Posted on December 9, 2022 at 3:38 PM by Cherish Bradshaw

The major concern of the week has been the appointment process for an interim councilor for Ward 7, but the Budget and Intergovernmental Relations (IGR) committees also met.

Regarding Ward 7, I convened a special meeting of the council on Monday night in order for councilors to interview five applicants.   The councilors submitted their questions in advance, and each asked their own question.  I am grateful to the candidates for opening themselves to the daunting interview questioning by councilors in a public meeting.  The responses offered good insights into the candidates as well as offering some reflection of what a small sample of the public see and understand about the issues before us.  Council will vote on their choice at the 5:30 work session on Monday, the 12th.

On Wednesday, I joined Councilors Yeh, Evans and Groves in the Intergovernmental Relations Committee.  This small committee of councilors represents the whole council in understanding, directing and approving the focus of lobbying at the state legislature.  Their advice is grounded in a set of policies approved by the full council that establish perspectives in the range of issues – housing, climate, public safety and so on.   During the legislative session, the City staff, supported by IGR, pursue specific requests of the legislature.   Wednesday’s meeting was opportunity to review and approve those requests which include support for the City’s response to the unhoused; a request for funding the initial phase of investment in the Clear Lake area that is designated for industrial development as well as infrastructure to support housing development in the Crow Rd areas; support for upgrading police body and dashboard cameras; and investing in air filtration equipment to enable community centers to be safe sites in wildfire season, in particular.

I will add to this that I have been a member of the State’s Resilient Buildings Task Force to recommend actions to the 2023 legislature about how the state can meet its climate goals.  The Task Force will approve those recommendations on Tuesday, the 13th, and I expect to advocate for those during the legislative session.  They align with Council’s Climate goals and the IGR approved three of those recommendations be included in the City’s legislative priorities: 1) Promote, incentivize, and/or subsidize energy efficiency and heating/cooling efficiency increases; 2) Promote, incentivize, and/or subsidize heat pumps; and 3) Decarbonize institutional/public buildings.

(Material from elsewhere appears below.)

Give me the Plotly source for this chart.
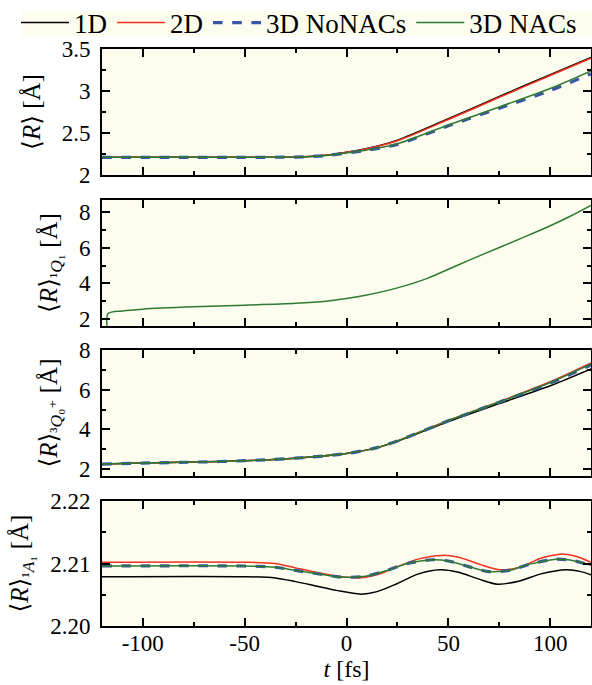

And finally, on Wednesday the Budget Committee was briefed on the financial picture for the city in the coming fiscal year as well as reviewing the adjustments of the supplemental budget for the current year.  As the Manager noted, the supplemental process in December should be boring – these are adjustments to reflect conditions that have changed since the budget was approved in June.  The goal is to reserve any more interesting, programmatic changes for the full budget discussion in the spring.  The budget prospects are not good.  We are preparing for a $15 million hole in the coming year and City departments are already pruning their budgets.  As a community, we will likewise need to prune our expectations and maintain a keen focus on critical services and investments.  This should be facilitated by the transition to a two-year budget cycle which is based on “priority-based budgeting.”  Through an assessment process, departments have been auditing existing programs and expenditures with an eye toward outcomes and alignment with priorities.